◆ PROBLEM
Retype all the entries word for word, but omit the pictures.

◆ Source code of charts
★ ★ ★ ★ ★ ★ ★

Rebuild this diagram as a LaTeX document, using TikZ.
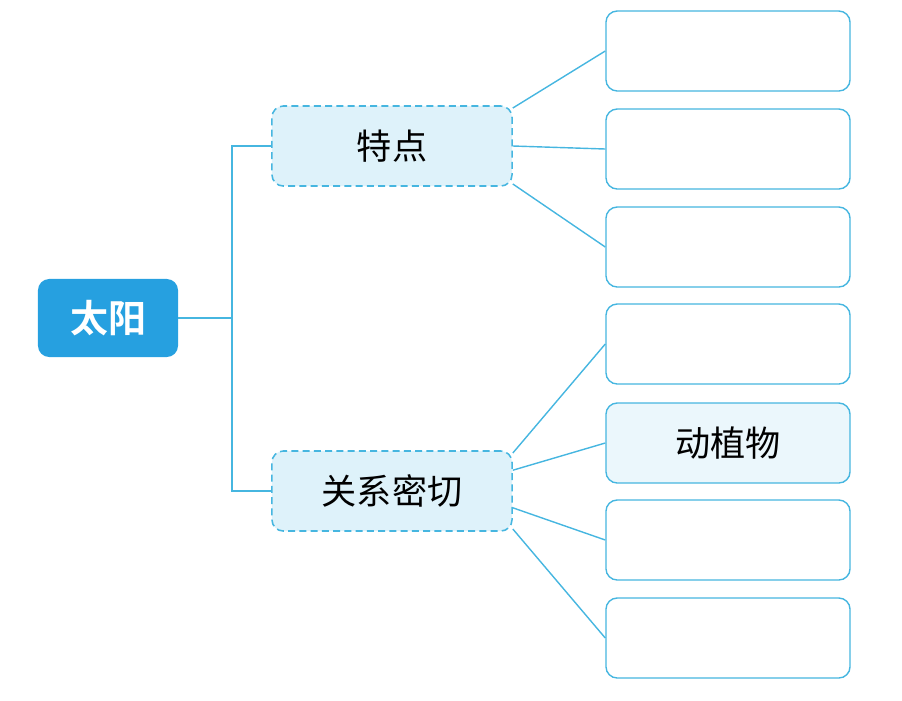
\documentclass[tikz,border=0pt]{standalone}
\usepackage{fontspec}
\newfontfamily\cjk{Noto Sans CJK SC}
\newfontfamily\cjkbold{Noto Sans CJK SC Bold}
\definecolor{sunblue}{RGB}{38, 160, 224}
\definecolor{linkblue}{RGB}{70, 182, 224}
\definecolor{paleblue}{RGB}{222, 242, 250}
\usetikzlibrary{positioning}

\begin{document}
\begin{tikzpicture}[x=0.025cm, y=-0.025cm,
  rootbox/.style={fill=sunblue, rounded corners=8pt, minimum width=3.5cm, minimum height=1.95cm, text=white, font=\cjkbold\fontsize{27}{32}\selectfont},
  topicbox/.style={draw=linkblue, dash pattern=on 5pt off 3pt, line width=1.1pt, fill=paleblue, rounded corners=8pt, minimum width=6cm, minimum height=2cm, font=\cjk\fontsize{25}{30}\selectfont},
  leafbox/.style={draw=linkblue, line width=1pt, fill=white, rounded corners=8pt, minimum width=6.1cm, minimum height=2cm, font=\cjk\fontsize{25}{30}\selectfont},
  link/.style={draw=linkblue, line width=1pt}
]
  \useasboundingbox (0,0) rectangle (902,700);
  % root and topics
  \node[rootbox] (sun) at (108, 318) {太阳};
  \node[topicbox] (traits) at (392, 146) {特点};
  \node[topicbox] (close) at (392, 491) {关系密切};
  % leaves
  \foreach \name/\yy in {t1/51, t2/149, t3/247, c1/344, c3/540, c4/638}
    \node[leafbox] (\name) at (728, \yy) {};
  \node[leafbox, fill=paleblue!60] (c2) at (728, 443) {动植物};
  % trunk
  \coordinate (trunk) at (232, 318);
  \draw[link] (sun.east) -- (trunk);
  \draw[link] (traits.west) -| (trunk) |- (close.west);
  % branches
  \draw[link] ([yshift=-2pt]traits.north east) -- (t1.west);
  \draw[link] (traits.east) -- (t2.west);
  \draw[link] ([yshift=2pt]traits.south east) -- (t3.west);
  \draw[link] ([yshift=-2pt]close.north east) -- (c1.west);
  \draw[link] ([yshift=-0.5cm]close.north east) -- (c2.west);
  \draw[link] ([yshift=0.6cm]close.south east) -- (c3.west);
  \draw[link] ([yshift=2pt]close.south east) -- (c4.west);
\end{tikzpicture}
\end{document}
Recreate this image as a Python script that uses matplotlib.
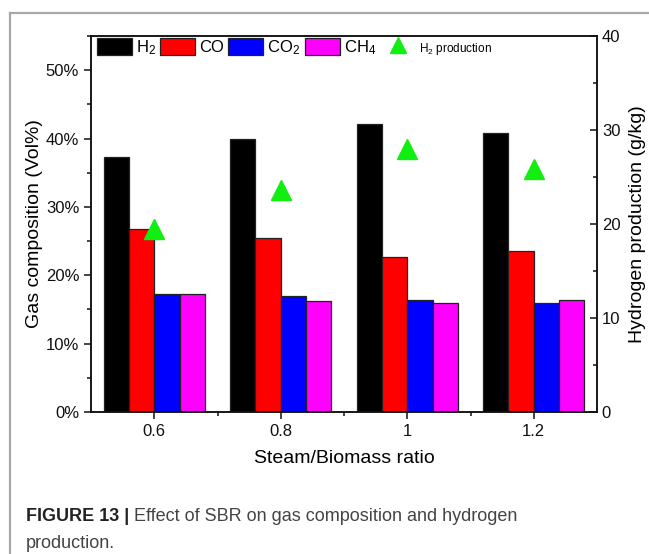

★ ★ ★ ★ ★ ★ ★

◆ TASK SOLUTION
Rebuild this diagram as a LaTeX document, using TikZ.
\documentclass[tikz,border=0pt]{standalone}
\usepackage{fontspec}
\newfontfamily\cjk{Noto Sans CJK SC}
\newfontfamily\cjkbold{Noto Sans CJK SC Bold}
\definecolor{sunblue}{RGB}{38, 160, 224}
\definecolor{linkblue}{RGB}{70, 182, 224}
\definecolor{paleblue}{RGB}{222, 242, 250}
\usetikzlibrary{positioning}

\begin{document}
\begin{tikzpicture}[x=0.025cm, y=-0.025cm,
  rootbox/.style={fill=sunblue, rounded corners=8pt, minimum width=3.5cm, minimum height=1.95cm, text=white, font=\cjkbold\fontsize{27}{32}\selectfont},
  topicbox/.style={draw=linkblue, dash pattern=on 5pt off 3pt, line width=1.1pt, fill=paleblue, rounded corners=8pt, minimum width=6cm, minimum height=2cm, font=\cjk\fontsize{25}{30}\selectfont},
  leafbox/.style={draw=linkblue, line width=1pt, fill=white, rounded corners=8pt, minimum width=6.1cm, minimum height=2cm, font=\cjk\fontsize{25}{30}\selectfont},
  link/.style={draw=linkblue, line width=1pt}
]
  \useasboundingbox (0,0) rectangle (902,700);
  % root and topics
  \node[rootbox] (sun) at (108, 318) {太阳};
  \node[topicbox] (traits) at (392, 146) {特点};
  \node[topicbox] (close) at (392, 491) {关系密切};
  % leaves
  \foreach \name/\yy in {t1/51, t2/149, t3/247, c1/344, c3/540, c4/638}
    \node[leafbox] (\name) at (728, \yy) {};
  \node[leafbox, fill=paleblue!60] (c2) at (728, 443) {动植物};
  % trunk
  \coordinate (trunk) at (232, 318);
  \draw[link] (sun.east) -- (trunk);
  \draw[link] (traits.west) -| (trunk) |- (close.west);
  % branches
  \draw[link] ([yshift=-2pt]traits.north east) -- (t1.west);
  \draw[link] (traits.east) -- (t2.west);
  \draw[link] ([yshift=2pt]traits.south east) -- (t3.west);
  \draw[link] ([yshift=-2pt]close.north east) -- (c1.west);
  \draw[link] ([yshift=-0.5cm]close.north east) -- (c2.west);
  \draw[link] ([yshift=0.6cm]close.south east) -- (c3.west);
  \draw[link] ([yshift=2pt]close.south east) -- (c4.west);
\end{tikzpicture}
\end{document}
Recreate this image as a Python script that uses matplotlib.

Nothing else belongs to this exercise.